**TASK:** Output exactly the lines that run from the line containing "Write the React, TypeScript" through the line containing "const SERIES_RED_NAME = '831_Diur.914 -';", with both ends included.

**RAW RECORDS:**
########

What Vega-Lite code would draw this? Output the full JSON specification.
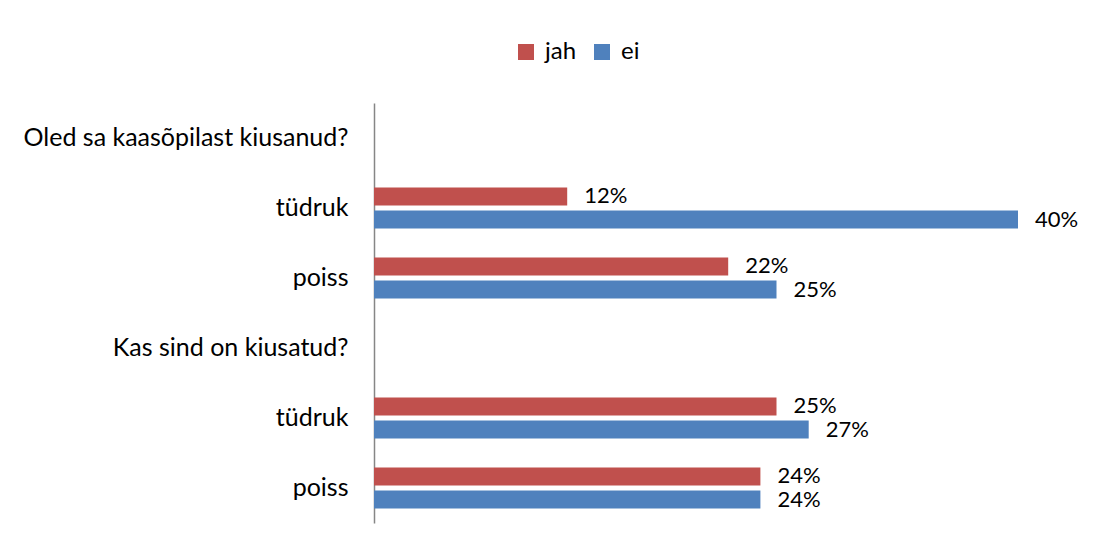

########

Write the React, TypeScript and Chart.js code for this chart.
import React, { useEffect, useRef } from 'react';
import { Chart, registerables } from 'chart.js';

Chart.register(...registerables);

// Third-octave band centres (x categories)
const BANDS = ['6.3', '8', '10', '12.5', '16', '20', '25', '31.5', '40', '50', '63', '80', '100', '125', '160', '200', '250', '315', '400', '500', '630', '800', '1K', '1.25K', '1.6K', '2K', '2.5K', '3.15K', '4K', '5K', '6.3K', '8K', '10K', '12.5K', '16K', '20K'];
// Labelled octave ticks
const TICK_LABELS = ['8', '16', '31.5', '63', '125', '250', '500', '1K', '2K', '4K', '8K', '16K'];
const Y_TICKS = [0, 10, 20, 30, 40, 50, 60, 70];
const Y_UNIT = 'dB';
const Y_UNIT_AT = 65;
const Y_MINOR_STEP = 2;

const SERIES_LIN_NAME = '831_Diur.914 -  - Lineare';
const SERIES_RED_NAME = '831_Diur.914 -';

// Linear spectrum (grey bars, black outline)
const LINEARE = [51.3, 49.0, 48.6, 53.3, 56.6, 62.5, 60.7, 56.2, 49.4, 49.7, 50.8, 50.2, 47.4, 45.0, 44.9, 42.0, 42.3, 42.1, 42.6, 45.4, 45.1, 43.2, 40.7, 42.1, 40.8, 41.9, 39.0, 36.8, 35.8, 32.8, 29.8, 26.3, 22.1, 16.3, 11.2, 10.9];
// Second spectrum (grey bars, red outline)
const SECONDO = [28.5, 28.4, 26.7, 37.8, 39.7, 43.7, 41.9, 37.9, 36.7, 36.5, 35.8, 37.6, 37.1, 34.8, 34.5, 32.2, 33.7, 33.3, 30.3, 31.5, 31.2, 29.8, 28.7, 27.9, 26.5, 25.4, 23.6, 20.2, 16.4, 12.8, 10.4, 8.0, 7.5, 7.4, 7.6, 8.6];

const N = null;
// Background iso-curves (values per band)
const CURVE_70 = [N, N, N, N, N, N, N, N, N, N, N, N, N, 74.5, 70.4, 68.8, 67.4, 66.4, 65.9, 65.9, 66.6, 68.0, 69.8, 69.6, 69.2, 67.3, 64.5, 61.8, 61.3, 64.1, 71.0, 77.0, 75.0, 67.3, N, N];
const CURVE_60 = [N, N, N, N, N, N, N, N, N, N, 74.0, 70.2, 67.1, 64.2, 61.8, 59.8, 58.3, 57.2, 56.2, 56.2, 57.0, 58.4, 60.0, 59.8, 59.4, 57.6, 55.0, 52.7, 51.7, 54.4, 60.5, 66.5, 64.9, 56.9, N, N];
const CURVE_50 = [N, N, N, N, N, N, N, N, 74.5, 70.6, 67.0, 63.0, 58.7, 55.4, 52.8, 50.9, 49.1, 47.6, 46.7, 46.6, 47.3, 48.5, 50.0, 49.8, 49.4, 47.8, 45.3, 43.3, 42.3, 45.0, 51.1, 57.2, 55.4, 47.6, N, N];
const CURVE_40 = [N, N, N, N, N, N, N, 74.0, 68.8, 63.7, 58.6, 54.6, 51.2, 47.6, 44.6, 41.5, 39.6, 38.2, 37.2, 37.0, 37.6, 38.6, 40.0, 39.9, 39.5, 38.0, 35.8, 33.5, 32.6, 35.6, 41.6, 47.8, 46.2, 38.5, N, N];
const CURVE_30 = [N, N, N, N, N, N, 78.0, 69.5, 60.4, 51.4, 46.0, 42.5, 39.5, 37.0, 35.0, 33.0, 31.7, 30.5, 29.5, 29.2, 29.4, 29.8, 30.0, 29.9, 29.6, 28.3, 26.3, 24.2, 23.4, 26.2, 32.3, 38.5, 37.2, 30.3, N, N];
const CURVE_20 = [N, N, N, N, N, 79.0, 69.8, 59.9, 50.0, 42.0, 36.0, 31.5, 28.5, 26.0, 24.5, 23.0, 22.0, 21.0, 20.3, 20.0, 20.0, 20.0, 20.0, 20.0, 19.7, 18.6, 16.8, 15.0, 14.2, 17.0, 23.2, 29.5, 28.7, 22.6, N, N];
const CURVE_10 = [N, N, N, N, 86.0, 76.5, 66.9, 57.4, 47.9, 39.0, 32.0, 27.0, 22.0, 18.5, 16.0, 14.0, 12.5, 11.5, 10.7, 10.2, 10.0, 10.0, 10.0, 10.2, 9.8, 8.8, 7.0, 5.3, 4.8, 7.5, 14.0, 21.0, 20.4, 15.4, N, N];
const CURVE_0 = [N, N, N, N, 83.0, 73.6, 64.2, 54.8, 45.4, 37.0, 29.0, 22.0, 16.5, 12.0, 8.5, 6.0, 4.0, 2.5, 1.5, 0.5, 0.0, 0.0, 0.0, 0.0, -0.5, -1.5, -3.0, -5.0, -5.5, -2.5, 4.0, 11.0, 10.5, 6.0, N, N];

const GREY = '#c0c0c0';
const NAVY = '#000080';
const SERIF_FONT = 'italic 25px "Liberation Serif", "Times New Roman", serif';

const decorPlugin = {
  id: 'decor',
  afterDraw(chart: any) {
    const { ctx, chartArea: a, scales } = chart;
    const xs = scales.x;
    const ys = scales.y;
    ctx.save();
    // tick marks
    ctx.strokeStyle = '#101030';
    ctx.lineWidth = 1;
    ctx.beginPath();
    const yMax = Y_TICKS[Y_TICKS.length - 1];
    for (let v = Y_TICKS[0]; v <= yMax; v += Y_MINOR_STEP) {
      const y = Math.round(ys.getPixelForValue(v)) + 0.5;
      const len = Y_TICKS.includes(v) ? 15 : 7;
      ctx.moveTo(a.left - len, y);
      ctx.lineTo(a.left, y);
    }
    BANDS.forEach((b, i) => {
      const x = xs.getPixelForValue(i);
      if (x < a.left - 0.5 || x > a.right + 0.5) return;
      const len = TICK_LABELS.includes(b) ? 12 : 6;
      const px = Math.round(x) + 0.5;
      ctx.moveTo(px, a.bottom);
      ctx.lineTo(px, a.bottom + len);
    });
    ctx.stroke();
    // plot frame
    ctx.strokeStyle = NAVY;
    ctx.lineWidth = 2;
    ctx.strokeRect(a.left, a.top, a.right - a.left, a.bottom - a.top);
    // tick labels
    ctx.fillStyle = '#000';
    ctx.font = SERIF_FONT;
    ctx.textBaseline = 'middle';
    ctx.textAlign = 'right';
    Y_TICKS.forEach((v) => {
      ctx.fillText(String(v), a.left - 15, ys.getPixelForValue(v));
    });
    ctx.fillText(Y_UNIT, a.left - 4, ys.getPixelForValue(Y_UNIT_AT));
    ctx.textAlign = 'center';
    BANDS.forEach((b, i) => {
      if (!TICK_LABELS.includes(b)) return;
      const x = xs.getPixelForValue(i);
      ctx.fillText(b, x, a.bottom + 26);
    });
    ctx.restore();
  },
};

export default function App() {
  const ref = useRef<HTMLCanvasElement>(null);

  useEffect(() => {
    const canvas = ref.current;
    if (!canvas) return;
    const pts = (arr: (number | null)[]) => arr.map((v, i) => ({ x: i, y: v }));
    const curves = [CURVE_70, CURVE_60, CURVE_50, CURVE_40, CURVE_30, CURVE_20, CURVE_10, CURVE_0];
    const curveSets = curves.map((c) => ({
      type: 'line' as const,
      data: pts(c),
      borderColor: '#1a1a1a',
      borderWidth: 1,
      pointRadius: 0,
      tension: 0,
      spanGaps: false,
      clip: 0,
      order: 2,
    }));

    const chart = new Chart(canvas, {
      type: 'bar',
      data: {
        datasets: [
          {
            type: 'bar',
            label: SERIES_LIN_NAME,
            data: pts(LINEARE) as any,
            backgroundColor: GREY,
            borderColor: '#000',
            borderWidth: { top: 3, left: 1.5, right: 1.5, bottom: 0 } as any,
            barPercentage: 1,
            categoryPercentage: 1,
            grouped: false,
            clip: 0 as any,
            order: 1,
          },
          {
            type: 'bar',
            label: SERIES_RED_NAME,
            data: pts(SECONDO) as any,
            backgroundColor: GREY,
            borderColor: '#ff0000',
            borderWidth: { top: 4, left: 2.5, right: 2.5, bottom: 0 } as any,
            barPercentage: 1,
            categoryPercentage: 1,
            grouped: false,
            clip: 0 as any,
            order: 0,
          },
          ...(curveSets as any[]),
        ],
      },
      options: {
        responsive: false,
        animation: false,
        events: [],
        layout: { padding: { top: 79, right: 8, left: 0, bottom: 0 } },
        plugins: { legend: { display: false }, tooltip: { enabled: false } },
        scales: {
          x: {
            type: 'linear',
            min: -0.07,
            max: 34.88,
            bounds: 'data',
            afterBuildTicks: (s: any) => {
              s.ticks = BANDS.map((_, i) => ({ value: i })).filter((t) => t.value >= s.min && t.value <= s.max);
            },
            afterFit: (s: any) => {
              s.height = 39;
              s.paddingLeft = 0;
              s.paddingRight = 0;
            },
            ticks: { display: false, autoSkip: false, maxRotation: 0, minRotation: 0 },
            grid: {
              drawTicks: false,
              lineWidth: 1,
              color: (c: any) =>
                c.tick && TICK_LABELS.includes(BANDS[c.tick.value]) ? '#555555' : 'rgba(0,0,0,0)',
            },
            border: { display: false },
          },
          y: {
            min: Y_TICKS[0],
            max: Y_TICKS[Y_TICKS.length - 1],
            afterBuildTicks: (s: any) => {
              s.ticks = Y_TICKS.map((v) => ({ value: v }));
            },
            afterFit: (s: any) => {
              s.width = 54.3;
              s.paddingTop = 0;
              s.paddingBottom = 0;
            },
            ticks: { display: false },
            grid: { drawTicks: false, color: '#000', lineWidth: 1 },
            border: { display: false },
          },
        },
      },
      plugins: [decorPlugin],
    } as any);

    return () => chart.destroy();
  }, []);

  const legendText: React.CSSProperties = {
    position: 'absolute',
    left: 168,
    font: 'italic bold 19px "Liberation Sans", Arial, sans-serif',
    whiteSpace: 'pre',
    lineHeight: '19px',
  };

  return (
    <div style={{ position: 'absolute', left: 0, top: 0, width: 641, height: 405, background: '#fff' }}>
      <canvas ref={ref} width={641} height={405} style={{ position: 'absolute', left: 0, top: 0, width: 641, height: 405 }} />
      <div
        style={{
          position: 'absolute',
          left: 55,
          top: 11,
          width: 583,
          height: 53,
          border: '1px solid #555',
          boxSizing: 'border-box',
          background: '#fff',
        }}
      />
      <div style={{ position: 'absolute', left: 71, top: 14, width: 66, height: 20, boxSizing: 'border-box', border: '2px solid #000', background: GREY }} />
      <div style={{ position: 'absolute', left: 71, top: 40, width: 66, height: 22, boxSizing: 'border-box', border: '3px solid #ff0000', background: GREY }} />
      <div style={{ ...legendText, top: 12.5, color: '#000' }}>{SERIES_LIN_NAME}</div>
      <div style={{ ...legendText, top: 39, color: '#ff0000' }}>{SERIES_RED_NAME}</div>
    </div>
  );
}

########

**EXERCISE OUTPUT:**
Write the React, TypeScript and Chart.js code for this chart.
import React, { useEffect, useRef } from 'react';
import { Chart, registerables } from 'chart.js';

Chart.register(...registerables);

// Third-octave band centres (x categories)
const BANDS = ['6.3', '8', '10', '12.5', '16', '20', '25', '31.5', '40', '50', '63', '80', '100', '125', '160', '200', '250', '315', '400', '500', '630', '800', '1K', '1.25K', '1.6K', '2K', '2.5K', '3.15K', '4K', '5K', '6.3K', '8K', '10K', '12.5K', '16K', '20K'];
// Labelled octave ticks
const TICK_LABELS = ['8', '16', '31.5', '63', '125', '250', '500', '1K', '2K', '4K', '8K', '16K'];
const Y_TICKS = [0, 10, 20, 30, 40, 50, 60, 70];
const Y_UNIT = 'dB';
const Y_UNIT_AT = 65;
const Y_MINOR_STEP = 2;

const SERIES_LIN_NAME = '831_Diur.914 -  - Lineare';
const SERIES_RED_NAME = '831_Diur.914 -';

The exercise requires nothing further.